High rent makes a business’ breakeven point that much harder to achieve, increasing sales targets to a unrealistic level just to pay the rent.
Wages
While real wage growth has been slow, the analysis of Australian minimum wage rates relative to other countries are comparatively much higher. Certainly, any developed nation should ensure its poorest workers can live comfortably on minimum wage, hence why there was so much debate on the subject in the 2016 US elections.
Australian weekend loading is where the real wage issues comes into play for retailers. The weekends are often the time when retailer need the most staff to service the increase in traffic. However, in Australia the cost of these staff double during these periods. Most retailers operate on a small profit margin, a slow day can quickly mean a loss for the business.
Sales
Australian Retail sales fell slightly (0.1%) in March 2017, based on seasonally adjusted figures. This is on the back of weak results in preceding statistical data. Many are attributing this to the low wage growth (Increase of wages comparative to inflation) squeezing discretionary income.
However, tightening of consumer spending can also be attributed to the mounting debt everyday Australians find themselves in.
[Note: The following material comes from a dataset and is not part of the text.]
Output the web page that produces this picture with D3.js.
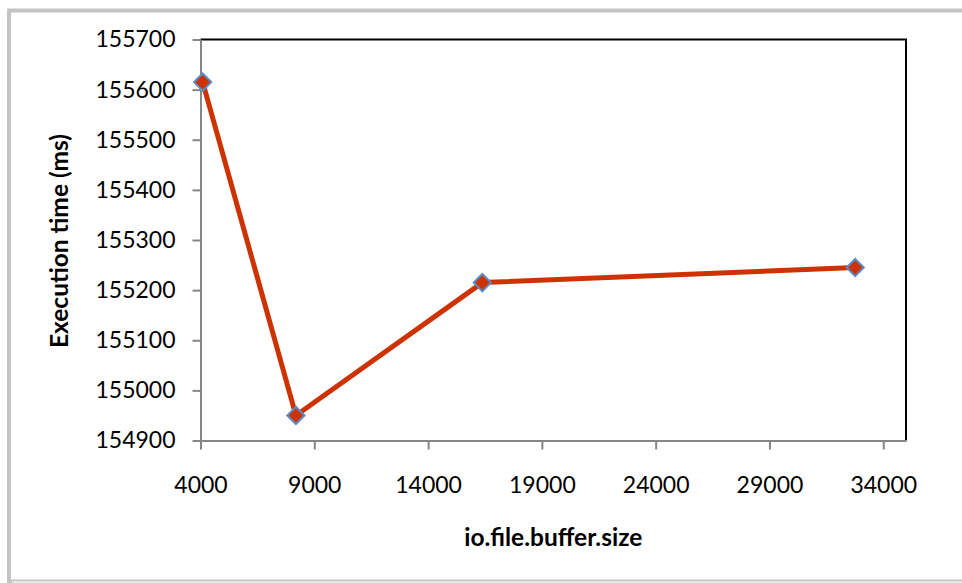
<!DOCTYPE html>
<html>
<head>
<meta charset="utf-8">
<script src="https://cdn.jsdelivr.net/npm/d3@7"></script>
<style>
  html, body { margin: 0; padding: 0; background: #fff; }
  svg { display: block; }
  text { font-family: Lato, "Open Sans", sans-serif; fill: #000; }
</style>
</head>
<body>
<svg id="chart" width="962" height="583"></svg>
<script>
// Buffer sizes (bytes) and measured execution time (ms)
const bufferSizes = [4096, 8192, 16384, 32768];
const execTimes = [155615, 154950, 155215, 155245];

const xTicks = [4000, 9000, 14000, 19000, 24000, 29000, 34000];
const yTicks = [154900, 155000, 155100, 155200, 155300, 155400, 155500, 155600, 155700];

const xTitle = "io.file.buffer.size";
const yTitle = "Execution time (ms)";

const svg = d3.select("#chart");

// outer chart frame
svg.append("rect")
  .attr("x", 9).attr("y", 10.5)
  .attr("width", 970).attr("height", 571)
  .attr("fill", "#fff")
  .attr("stroke", "#c4c4c4").attr("stroke-width", 4);
svg.append("line")
  .attr("x1", 12).attr("x2", 962).attr("y1", 582).attr("y2", 582)
  .attr("stroke", "#f2f2f2").attr("stroke-width", 1.5);

const plot = { left: 200.5, right: 906, top: 39.5, bottom: 440.5 };

const x = d3.scaleLinear().domain([4000, 35000]).range([plot.left, plot.right]);
const y = d3.scaleLinear().domain([154900, 155700]).range([plot.bottom, plot.top]);

// plot area border: top and right in black
svg.append("path")
  .attr("d", `M${plot.left},${plot.top}H${plot.right}V${plot.bottom}`)
  .attr("fill", "none").attr("stroke", "#000").attr("stroke-width", 2);

// y axis
const yAxis = svg.append("g")
  .attr("transform", `translate(${plot.left},0)`)
  .call(d3.axisLeft(y).tickValues(yTicks).tickFormat(d3.format("d"))
    .tickSize(8).tickSizeOuter(0).tickPadding(17));
yAxis.select(".domain").attr("stroke", "#868686").attr("stroke-width", 2);
yAxis.selectAll(".tick line").attr("stroke", "#868686").attr("stroke-width", 2);
yAxis.selectAll(".tick text").attr("font-size", 23).attr("font-family", "Lato, sans-serif").attr("fill", "#000");

// x axis
const xAxis = svg.append("g")
  .attr("transform", `translate(0,${plot.bottom})`)
  .call(d3.axisBottom(x).tickValues(xTicks).tickFormat(d3.format("d"))
    .tickSize(9).tickSizeOuter(0).tickPadding(27));
xAxis.select(".domain").attr("stroke", "#868686").attr("stroke-width", 2);
xAxis.selectAll(".tick line").attr("stroke", "#868686").attr("stroke-width", 2);
xAxis.selectAll(".tick text").attr("font-size", 23).attr("font-family", "Lato, sans-serif").attr("fill", "#000");

// axis titles
svg.append("text")
  .attr("x", (plot.left + plot.right) / 2).attr("y", 546)
  .attr("text-anchor", "middle")
  .attr("font-size", 24.5).attr("font-weight", "bold")
  .text(xTitle);

svg.append("text")
  .attr("transform", `translate(68,${(plot.top + plot.bottom) / 2 + 1}) rotate(-90)`)
  .attr("text-anchor", "middle")
  .attr("font-size", 24.5).attr("font-weight", "bold")
  .text(yTitle);

// series line
const points = bufferSizes.map((b, i) => ({ b, t: execTimes[i] }));
const line = d3.line().x(d => x(d.b)).y(d => y(d.t));

svg.append("path")
  .datum(points)
  .attr("d", line)
  .attr("fill", "none")
  .attr("stroke", "#cc3300")
  .attr("stroke-width", 5)
  .attr("stroke-linejoin", "round");

// diamond markers
const diamond = d3.symbol().type(d3.symbolDiamond2).size(190);
svg.selectAll(".marker")
  .data(points)
  .join("path")
  .attr("class", "marker")
  .attr("transform", d => `translate(${x(d.b)},${y(d.t)})`)
  .attr("d", diamond)
  .attr("fill", "#cc3300")
  .attr("stroke", "#5b8cc8")
  .attr("stroke-width", 2);
</script>
</body>
</html>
Australians have one of the highest debt to income ratios of the developed world, as more and more Australians borrow to buy their own home. The extra pressure of this debt and the associated repayments forces consumers to tighten their purse strings and only buy essential items.
There are several factors affecting the collapse of these brands, but it doesn’t mean the news is bad for all retailers. We are already seeing the industry turned on its head with the increase of online shopping and major brands quickly adapting to this new channel, reducing overheads while increasing their market and profits.